• Request: Please quote exactly the opening lines of the data, from the first line to the one where "import seaborn as sns" appears.

• Data excerpt:
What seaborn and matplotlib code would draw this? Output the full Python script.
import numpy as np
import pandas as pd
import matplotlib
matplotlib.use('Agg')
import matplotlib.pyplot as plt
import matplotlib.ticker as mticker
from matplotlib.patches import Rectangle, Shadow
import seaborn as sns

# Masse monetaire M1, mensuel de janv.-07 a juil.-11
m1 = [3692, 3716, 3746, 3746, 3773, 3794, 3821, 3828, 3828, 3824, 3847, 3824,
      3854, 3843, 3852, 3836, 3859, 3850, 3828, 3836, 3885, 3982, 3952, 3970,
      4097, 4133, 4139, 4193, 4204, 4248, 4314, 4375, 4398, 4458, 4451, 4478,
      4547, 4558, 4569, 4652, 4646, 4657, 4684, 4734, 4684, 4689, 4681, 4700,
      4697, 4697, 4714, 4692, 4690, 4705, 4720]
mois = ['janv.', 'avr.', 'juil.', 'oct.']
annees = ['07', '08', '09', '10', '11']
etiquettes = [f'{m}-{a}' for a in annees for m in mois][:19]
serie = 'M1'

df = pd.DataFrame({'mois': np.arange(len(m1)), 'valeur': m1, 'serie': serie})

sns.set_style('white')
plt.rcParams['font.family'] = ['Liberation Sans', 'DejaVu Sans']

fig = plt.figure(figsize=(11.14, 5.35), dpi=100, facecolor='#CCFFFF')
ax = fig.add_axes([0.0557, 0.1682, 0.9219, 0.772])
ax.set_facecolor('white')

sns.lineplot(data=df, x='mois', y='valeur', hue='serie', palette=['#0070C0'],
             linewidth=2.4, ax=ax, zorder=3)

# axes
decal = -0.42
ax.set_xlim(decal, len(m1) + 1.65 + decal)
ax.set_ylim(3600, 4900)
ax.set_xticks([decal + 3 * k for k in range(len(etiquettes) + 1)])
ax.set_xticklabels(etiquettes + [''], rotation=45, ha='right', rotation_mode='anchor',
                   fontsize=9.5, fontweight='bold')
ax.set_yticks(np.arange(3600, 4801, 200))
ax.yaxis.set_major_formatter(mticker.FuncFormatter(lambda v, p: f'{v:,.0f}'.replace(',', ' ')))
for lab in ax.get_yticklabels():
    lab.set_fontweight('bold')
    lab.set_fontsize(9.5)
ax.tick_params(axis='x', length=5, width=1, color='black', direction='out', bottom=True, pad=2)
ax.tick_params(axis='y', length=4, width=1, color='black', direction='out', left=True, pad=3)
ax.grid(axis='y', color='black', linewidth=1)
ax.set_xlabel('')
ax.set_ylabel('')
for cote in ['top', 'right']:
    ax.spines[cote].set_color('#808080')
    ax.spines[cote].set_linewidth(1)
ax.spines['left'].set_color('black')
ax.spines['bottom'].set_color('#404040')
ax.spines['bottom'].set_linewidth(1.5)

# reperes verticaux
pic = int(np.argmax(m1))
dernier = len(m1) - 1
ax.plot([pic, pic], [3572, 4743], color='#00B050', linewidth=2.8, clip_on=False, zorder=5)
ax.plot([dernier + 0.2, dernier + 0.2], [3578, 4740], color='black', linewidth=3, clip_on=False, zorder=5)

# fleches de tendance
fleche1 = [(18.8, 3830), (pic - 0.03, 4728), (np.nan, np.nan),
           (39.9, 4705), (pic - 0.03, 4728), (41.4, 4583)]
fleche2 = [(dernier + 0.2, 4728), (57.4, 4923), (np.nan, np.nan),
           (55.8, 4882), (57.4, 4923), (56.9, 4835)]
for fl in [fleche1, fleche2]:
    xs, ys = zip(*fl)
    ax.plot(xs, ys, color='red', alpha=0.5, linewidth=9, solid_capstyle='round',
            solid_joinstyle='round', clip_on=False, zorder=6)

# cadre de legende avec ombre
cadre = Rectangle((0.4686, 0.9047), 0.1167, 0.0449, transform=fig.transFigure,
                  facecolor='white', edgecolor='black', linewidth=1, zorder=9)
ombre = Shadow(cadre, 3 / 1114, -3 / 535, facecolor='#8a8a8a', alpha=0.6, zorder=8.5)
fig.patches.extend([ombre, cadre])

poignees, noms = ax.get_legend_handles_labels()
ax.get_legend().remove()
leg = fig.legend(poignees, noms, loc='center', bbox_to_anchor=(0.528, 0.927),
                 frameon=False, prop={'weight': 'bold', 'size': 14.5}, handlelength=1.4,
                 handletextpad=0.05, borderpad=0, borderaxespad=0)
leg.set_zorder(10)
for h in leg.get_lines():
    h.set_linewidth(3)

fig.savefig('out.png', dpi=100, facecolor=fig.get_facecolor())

• Response below:
What seaborn and matplotlib code would draw this? Output the full Python script.
import numpy as np
import pandas as pd
import matplotlib
matplotlib.use('Agg')
import matplotlib.pyplot as plt
import matplotlib.ticker as mticker
from matplotlib.patches import Rectangle, Shadow
import seaborn as sns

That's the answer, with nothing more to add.